Cramo sees recovery in 2010 despite 5% fall in Q1

By Murray Pollok13 May 2010

Cramo Group's sales fell by 5.1% to €101.4 in the first quarter of 2010, although the reduction increases to 11.8% in local currencies. Net losses for the period were €7.4 million.

Sales increased in Sweden and Norway but decreased in Cramo's other markets, which comprise Denmark, the Baltic States, Poland, the Czech and Slovakian Republics and Russia.
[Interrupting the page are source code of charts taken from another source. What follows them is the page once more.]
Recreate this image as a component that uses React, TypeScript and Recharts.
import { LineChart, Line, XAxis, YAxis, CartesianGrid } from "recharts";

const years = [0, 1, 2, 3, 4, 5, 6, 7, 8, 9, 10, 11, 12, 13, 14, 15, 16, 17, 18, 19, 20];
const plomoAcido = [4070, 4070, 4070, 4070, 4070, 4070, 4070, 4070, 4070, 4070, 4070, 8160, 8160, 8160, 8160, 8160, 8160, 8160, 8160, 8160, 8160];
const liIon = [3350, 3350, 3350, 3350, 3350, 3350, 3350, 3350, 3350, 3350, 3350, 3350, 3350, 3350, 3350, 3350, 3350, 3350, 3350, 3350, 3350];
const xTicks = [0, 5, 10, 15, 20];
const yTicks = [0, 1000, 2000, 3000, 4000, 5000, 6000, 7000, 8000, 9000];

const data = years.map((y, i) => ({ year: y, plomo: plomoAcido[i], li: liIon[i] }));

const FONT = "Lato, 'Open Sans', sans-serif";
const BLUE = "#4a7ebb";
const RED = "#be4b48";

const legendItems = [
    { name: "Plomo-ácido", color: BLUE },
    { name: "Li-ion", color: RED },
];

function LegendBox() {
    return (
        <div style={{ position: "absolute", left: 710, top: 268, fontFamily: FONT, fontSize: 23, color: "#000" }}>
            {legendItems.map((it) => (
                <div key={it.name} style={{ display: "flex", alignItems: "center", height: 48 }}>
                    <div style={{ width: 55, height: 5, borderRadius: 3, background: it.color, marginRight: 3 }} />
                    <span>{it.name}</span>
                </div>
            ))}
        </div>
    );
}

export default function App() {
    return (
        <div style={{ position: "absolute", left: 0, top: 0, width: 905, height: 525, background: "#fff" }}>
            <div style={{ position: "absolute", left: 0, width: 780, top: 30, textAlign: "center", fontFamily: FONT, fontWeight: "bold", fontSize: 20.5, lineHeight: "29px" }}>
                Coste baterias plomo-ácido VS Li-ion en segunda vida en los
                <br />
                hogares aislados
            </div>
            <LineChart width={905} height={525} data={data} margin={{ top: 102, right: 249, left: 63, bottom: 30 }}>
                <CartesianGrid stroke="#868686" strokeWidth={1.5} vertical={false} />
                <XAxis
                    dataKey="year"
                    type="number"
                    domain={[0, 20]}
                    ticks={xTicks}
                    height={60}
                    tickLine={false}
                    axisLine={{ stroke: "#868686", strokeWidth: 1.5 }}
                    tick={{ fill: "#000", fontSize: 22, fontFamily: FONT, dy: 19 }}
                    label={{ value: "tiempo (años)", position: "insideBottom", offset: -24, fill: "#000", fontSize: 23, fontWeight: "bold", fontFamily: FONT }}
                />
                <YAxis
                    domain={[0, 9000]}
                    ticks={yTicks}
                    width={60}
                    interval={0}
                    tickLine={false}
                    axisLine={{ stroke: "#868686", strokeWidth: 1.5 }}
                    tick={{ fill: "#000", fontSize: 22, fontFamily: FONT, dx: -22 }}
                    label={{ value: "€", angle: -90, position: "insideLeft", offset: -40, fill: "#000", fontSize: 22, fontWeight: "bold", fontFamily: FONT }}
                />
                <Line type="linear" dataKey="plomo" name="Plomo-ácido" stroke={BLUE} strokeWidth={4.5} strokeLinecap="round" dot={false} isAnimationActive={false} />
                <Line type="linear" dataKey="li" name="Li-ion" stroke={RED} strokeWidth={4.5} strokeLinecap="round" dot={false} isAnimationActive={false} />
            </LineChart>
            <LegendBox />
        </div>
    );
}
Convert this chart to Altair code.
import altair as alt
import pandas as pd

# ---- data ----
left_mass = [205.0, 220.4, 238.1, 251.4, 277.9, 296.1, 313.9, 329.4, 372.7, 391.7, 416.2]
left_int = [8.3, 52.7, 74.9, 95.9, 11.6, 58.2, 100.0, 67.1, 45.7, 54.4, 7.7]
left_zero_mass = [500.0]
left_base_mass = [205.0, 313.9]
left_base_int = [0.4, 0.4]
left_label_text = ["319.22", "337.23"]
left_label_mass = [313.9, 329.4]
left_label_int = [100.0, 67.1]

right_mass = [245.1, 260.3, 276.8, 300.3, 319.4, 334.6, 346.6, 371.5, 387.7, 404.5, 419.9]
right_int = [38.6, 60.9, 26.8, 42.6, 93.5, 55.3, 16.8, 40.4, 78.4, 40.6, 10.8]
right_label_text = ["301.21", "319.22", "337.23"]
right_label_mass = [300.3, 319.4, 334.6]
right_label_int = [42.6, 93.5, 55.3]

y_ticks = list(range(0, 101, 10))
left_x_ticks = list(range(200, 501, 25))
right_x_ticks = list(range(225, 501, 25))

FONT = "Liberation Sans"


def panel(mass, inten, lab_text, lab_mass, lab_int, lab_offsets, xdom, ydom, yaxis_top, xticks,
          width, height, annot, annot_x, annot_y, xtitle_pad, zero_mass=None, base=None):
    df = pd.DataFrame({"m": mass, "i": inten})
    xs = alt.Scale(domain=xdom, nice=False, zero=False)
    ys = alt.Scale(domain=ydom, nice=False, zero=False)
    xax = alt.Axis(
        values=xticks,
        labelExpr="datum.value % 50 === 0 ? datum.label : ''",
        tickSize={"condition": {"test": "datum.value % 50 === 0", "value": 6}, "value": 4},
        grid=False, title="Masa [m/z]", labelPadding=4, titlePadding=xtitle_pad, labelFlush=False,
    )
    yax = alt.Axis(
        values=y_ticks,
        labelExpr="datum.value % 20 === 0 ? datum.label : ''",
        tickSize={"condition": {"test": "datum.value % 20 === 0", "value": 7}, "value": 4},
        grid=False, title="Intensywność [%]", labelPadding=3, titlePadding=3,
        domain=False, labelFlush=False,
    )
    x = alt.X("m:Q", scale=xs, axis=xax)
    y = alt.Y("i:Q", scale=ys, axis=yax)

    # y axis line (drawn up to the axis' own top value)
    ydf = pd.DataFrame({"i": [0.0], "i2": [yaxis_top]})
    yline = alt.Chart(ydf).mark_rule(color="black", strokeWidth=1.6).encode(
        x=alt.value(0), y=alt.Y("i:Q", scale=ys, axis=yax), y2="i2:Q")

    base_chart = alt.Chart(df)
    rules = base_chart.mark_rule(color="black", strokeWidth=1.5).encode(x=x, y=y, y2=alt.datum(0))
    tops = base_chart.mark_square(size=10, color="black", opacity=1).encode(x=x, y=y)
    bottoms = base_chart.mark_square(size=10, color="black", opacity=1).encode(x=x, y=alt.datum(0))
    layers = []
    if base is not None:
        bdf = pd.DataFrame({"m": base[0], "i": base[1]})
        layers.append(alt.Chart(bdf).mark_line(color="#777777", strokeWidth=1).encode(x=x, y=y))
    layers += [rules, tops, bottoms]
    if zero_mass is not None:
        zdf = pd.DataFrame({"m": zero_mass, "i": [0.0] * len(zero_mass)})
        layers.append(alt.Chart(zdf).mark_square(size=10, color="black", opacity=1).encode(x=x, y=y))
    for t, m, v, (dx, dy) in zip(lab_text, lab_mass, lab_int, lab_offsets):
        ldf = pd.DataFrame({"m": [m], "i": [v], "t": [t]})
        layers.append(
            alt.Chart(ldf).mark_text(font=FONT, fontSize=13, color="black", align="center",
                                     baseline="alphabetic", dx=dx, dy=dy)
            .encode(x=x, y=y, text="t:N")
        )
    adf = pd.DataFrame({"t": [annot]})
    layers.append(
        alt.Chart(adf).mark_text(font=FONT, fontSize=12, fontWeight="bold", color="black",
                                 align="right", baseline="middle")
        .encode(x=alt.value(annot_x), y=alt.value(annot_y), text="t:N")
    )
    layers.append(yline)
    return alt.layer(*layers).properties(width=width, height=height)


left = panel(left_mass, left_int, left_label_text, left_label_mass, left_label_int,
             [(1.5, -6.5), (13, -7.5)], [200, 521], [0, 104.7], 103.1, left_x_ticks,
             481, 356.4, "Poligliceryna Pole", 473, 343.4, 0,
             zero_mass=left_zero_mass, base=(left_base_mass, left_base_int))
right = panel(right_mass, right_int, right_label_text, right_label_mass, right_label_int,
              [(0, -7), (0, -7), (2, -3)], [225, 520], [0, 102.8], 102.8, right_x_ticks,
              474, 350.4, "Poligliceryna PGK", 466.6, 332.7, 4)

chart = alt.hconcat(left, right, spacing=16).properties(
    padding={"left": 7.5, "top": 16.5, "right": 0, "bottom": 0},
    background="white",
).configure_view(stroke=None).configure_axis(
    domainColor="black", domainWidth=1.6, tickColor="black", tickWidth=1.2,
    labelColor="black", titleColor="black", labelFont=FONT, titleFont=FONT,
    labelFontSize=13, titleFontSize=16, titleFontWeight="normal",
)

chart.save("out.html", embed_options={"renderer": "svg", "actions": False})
"After the extremely difficult year 2009, I believe that the demand for equipment rental services will recover in 2010", said Cramo's CEO, Vesa Koivula, "In particular, residential construction is expected to pick up during the spring in several markets. In Finland, for example, building permits issued in January this year exceeded the previous year's level by 13 per cent in terms of cubic volume...
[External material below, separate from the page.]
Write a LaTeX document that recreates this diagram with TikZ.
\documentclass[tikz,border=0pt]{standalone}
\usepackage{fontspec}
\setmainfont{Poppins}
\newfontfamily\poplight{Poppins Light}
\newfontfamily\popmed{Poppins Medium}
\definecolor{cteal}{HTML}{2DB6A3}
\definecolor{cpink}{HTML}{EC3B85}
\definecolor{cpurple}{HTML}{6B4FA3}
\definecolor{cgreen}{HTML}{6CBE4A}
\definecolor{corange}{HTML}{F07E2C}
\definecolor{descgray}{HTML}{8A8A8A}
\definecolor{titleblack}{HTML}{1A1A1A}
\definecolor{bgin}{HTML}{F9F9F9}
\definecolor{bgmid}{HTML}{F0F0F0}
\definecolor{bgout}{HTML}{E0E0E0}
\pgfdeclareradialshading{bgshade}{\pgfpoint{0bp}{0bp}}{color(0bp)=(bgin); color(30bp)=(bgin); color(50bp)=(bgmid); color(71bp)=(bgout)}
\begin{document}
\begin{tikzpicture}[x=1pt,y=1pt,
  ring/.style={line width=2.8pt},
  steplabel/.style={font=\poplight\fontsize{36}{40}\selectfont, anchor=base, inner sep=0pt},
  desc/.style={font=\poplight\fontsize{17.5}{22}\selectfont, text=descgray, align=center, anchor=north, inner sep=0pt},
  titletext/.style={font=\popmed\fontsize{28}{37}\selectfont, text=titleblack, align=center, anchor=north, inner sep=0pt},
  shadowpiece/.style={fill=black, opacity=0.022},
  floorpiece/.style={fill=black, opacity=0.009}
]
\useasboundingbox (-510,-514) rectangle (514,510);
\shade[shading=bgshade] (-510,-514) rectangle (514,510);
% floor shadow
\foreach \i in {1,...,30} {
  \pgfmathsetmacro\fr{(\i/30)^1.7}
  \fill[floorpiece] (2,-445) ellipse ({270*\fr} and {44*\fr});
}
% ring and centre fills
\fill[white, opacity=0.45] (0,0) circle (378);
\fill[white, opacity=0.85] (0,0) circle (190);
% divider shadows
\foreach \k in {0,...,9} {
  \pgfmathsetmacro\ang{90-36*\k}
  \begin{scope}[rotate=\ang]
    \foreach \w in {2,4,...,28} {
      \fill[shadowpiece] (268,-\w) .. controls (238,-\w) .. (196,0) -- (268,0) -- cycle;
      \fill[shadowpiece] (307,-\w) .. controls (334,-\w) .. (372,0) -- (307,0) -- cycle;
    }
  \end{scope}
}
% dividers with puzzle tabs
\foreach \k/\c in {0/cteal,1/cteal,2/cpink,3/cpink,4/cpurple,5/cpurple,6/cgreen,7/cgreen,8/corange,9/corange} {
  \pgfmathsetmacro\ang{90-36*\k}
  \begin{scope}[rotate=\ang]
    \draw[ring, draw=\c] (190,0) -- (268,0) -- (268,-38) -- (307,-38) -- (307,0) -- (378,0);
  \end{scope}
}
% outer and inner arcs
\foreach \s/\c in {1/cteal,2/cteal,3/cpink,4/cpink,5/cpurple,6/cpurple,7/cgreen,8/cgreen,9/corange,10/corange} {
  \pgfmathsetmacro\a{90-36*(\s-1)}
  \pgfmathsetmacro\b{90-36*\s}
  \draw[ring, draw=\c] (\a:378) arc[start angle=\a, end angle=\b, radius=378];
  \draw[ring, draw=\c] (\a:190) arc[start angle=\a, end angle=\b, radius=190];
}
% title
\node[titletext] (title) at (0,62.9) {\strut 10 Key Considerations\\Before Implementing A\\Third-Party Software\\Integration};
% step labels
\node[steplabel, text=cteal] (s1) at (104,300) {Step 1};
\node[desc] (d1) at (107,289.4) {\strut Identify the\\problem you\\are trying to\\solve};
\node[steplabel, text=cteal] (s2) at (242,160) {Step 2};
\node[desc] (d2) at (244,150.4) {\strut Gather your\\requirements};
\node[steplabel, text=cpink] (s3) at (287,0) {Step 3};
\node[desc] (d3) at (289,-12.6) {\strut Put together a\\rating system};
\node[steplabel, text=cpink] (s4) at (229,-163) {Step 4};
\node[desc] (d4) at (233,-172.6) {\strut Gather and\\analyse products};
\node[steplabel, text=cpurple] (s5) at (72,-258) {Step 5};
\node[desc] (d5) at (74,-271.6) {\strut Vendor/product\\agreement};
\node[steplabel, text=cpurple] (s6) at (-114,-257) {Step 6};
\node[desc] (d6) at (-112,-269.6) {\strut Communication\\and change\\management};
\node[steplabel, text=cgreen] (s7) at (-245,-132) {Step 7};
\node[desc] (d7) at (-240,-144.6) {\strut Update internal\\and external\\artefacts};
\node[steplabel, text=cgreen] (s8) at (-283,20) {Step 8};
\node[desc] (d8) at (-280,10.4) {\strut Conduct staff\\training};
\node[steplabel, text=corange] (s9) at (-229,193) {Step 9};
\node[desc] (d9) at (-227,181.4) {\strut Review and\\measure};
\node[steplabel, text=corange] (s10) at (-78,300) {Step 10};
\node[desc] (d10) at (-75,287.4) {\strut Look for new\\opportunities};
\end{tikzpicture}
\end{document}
"In Russia, construction activity is beginning to recover, driven particularly by residential construction. The cold and snowy winter in the first months of the year postponed construction start-ups in all markets...Price competition has continued to be tough, but we expect prices to improve slowly as the market recovers."

EBITDA (profit before interest, tax, depreciation and amortization) was €22.6 million, and positive in Finland and Sweden, slightly negative in Norway and unsatisfactory in Denmark and Central and Eastern Europe.

Cramo said it expected the construction and equipment rental service markets to recover gradually in 2010. It said forecasts were that construction activity will begin to increase in 2010 in Sweden and possibly Russia, and strong growth in Poland will continue.

However, it said that "construction markets in Norway, Denmark, the Czech Republic and the Baltic countries are expected to decline further. The overall construction volume is not expected to grow in Finland, but
there are clear signs of increasing residential construction in sight."